I want to be able to honestly answer the question I raised in the title of this post, but I know I’m terribly biased these days against the church. I didn’t find that it followed through on its promises and I don’t like feeling lied to.
Churches are spaces where one man may share his worldview in a position of authority and use an ancient collection of texts to support that position. If enough people like hearing their own worldview confidently repeated back to them, then the pastor becomes popular and the viewpoint becomes the more accepted position for moderate Christians. The text of the Bible contains sections of letters that share this tension amongst its followers, even in its early stages of formation:
For the time will come when they will not tolerate sound doctrine; but wanting to have their ears tickled, they will accumulate for themselves teachers in accordance with their own desires, and they will turn their ears away from the truth and will turn aside to myths.
1 Timothy 4:3 (New American Standard Version)
Or in this passage, where Paul, who repeatedly made the claim that his particular viewpoint was directly inspired by God and therefore the only complete and accurate viewpoint, makes this observation:
Now I urge you, brothers and sisters, by the name of our Lord Jesus Christ, that you all agree and that there be no divisions among you, but that you be made complete in the same mind and in the same judgment. For I have been informed concerning you, my brothers and sisters, by Chloe’s people, that there are quarrels among you. Now I mean this, that each one of you is saying, “I am with Paul,” or “I am with Apollos,” or “I am with Cephas,” or “I am with Christ.”
1 Corinthians 1:10–12 (New American Standard Version)

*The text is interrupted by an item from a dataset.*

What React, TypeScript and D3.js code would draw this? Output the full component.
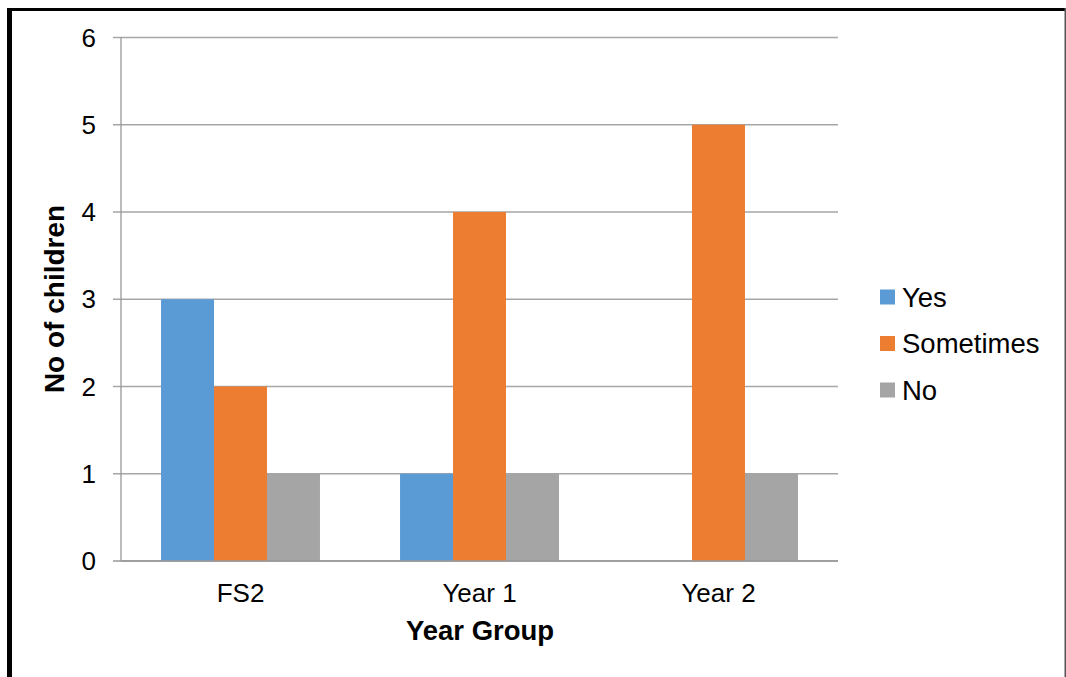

The Pauline view of Christianity prevailed through centuries of debate, inspiring later followers like Augustine and Martin Luther to further expand upon his foundations and build a devoted following throughout the centuries. Other viewpoints, existing within the Bible and throughout history, have fought and lost the battle for public acceptance, branded as heretical. That this opinion was swayed by the current events of the time is rarely accepted among Christian churches, who advocate for divine inspiration throughout generations as the reasoning for the evolving standards of the faith.
Churches could be a forum for discussion on how to adapt the faith to the era in which is it currently being spoken, or a safe area to discuss the Bible and the complexities of its interpretations without judgement, but it is instead a machine for dogmatic thought and unquestioning application. Questioning is doubt, and doubt that doesn’t lead to a result that the church favors is ultimately a sin, so people choose to be told what to think rather than risk being seen as a sinner. Learning about the Bible’s history outside of the walls of a church has been far more interesting to me because I’ve been able to explore all lines of thought without judgement by a pastor or community group. The result is that I have been able to understand far more about the Bible, its history, and the impact it has had on the world.

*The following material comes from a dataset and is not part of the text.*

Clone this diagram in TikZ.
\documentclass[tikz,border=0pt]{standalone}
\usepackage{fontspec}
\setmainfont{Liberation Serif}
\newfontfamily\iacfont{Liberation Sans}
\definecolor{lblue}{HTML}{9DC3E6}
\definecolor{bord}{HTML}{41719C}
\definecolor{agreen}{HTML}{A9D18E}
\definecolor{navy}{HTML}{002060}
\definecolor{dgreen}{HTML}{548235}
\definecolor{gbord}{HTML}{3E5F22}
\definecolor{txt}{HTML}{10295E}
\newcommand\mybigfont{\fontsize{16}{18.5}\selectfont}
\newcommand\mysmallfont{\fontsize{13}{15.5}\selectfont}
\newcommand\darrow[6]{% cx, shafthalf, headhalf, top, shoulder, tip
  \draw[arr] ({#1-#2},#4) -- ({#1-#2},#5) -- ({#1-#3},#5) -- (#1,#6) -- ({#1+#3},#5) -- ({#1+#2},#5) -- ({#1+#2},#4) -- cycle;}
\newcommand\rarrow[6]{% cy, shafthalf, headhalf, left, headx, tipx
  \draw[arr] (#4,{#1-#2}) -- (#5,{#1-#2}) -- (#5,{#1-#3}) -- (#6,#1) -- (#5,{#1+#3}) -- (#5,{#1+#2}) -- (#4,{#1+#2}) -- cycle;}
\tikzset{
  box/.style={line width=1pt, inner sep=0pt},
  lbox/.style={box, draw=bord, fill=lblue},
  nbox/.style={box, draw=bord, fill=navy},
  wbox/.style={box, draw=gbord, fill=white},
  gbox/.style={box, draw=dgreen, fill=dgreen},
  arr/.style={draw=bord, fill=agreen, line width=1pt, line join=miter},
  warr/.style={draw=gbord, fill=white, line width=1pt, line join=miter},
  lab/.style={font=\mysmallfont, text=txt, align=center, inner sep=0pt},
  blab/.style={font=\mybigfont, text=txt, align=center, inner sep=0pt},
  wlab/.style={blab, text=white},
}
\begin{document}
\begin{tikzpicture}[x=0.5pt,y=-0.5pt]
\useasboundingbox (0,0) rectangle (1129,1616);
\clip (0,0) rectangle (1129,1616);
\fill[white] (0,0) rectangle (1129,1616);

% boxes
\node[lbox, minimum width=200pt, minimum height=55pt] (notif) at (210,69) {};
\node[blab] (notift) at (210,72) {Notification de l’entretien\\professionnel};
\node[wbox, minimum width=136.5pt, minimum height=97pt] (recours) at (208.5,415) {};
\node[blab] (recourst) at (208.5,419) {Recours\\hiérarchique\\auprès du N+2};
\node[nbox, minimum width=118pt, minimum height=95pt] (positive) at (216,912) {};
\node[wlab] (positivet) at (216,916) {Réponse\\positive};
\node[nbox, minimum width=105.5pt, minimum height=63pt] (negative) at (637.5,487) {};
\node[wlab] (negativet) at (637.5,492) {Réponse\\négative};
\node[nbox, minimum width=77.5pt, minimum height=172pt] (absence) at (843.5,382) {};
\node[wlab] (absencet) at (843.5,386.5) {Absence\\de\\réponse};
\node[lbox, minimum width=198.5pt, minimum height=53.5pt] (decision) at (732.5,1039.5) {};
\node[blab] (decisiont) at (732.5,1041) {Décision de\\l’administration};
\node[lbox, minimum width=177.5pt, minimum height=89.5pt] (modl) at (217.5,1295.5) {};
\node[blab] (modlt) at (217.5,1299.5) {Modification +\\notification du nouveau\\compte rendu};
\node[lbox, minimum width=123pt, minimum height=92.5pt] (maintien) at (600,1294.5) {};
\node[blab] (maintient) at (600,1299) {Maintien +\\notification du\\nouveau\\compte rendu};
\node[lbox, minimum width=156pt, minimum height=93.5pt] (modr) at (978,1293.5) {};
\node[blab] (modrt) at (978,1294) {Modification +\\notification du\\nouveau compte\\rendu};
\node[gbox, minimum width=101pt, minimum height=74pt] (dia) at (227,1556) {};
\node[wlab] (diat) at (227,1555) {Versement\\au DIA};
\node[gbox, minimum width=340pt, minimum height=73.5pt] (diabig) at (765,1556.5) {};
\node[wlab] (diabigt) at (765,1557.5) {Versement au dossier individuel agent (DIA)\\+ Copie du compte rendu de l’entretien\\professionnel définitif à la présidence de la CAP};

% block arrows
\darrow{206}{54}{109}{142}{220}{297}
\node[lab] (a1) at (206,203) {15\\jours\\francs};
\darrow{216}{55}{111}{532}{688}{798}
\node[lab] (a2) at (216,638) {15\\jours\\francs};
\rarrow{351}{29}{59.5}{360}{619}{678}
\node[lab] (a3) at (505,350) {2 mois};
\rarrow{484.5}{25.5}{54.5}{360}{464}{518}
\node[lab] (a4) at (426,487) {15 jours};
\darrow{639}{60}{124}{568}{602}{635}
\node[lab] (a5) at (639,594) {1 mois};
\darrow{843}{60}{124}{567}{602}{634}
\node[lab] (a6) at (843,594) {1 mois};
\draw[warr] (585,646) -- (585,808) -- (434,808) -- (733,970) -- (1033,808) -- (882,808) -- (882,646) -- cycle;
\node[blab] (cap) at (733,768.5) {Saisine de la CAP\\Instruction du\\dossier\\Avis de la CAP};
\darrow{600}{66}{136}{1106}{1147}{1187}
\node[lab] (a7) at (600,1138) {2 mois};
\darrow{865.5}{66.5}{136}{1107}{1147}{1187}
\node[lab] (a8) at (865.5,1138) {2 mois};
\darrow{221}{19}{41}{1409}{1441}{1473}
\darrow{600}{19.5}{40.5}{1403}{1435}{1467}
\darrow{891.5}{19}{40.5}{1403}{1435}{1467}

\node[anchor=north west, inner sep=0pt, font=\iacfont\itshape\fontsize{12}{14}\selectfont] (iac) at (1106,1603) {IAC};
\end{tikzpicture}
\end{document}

Let us forget that we are Baptists, Methodists, Catholics, Presbyterians, or Free-thinkers, and remember only that we are men and women. After all, man and woman are the highest possible titles. All other names belittle us, and show that we have, to a certain extent, given up our individuality, and have consented to wear the collar of authority—that we are followers. Throwing away these names, let us examine these questions not as partisans, but as human beings with hopes and fears in common.
Robert G. Ingersoll — Mistakes of Moses
Maybe I can answer what church is by advocating for what it shouldn’t be: a hurdle to being a decent human being. As soon as a pastor or a denomination starts setting rules in place that seem to be getting in the way of being loving to others or asking difficult questions with uncomfortable answers, I believe that it’s in everyone’s best interest to choose something different to do on a Sunday morning.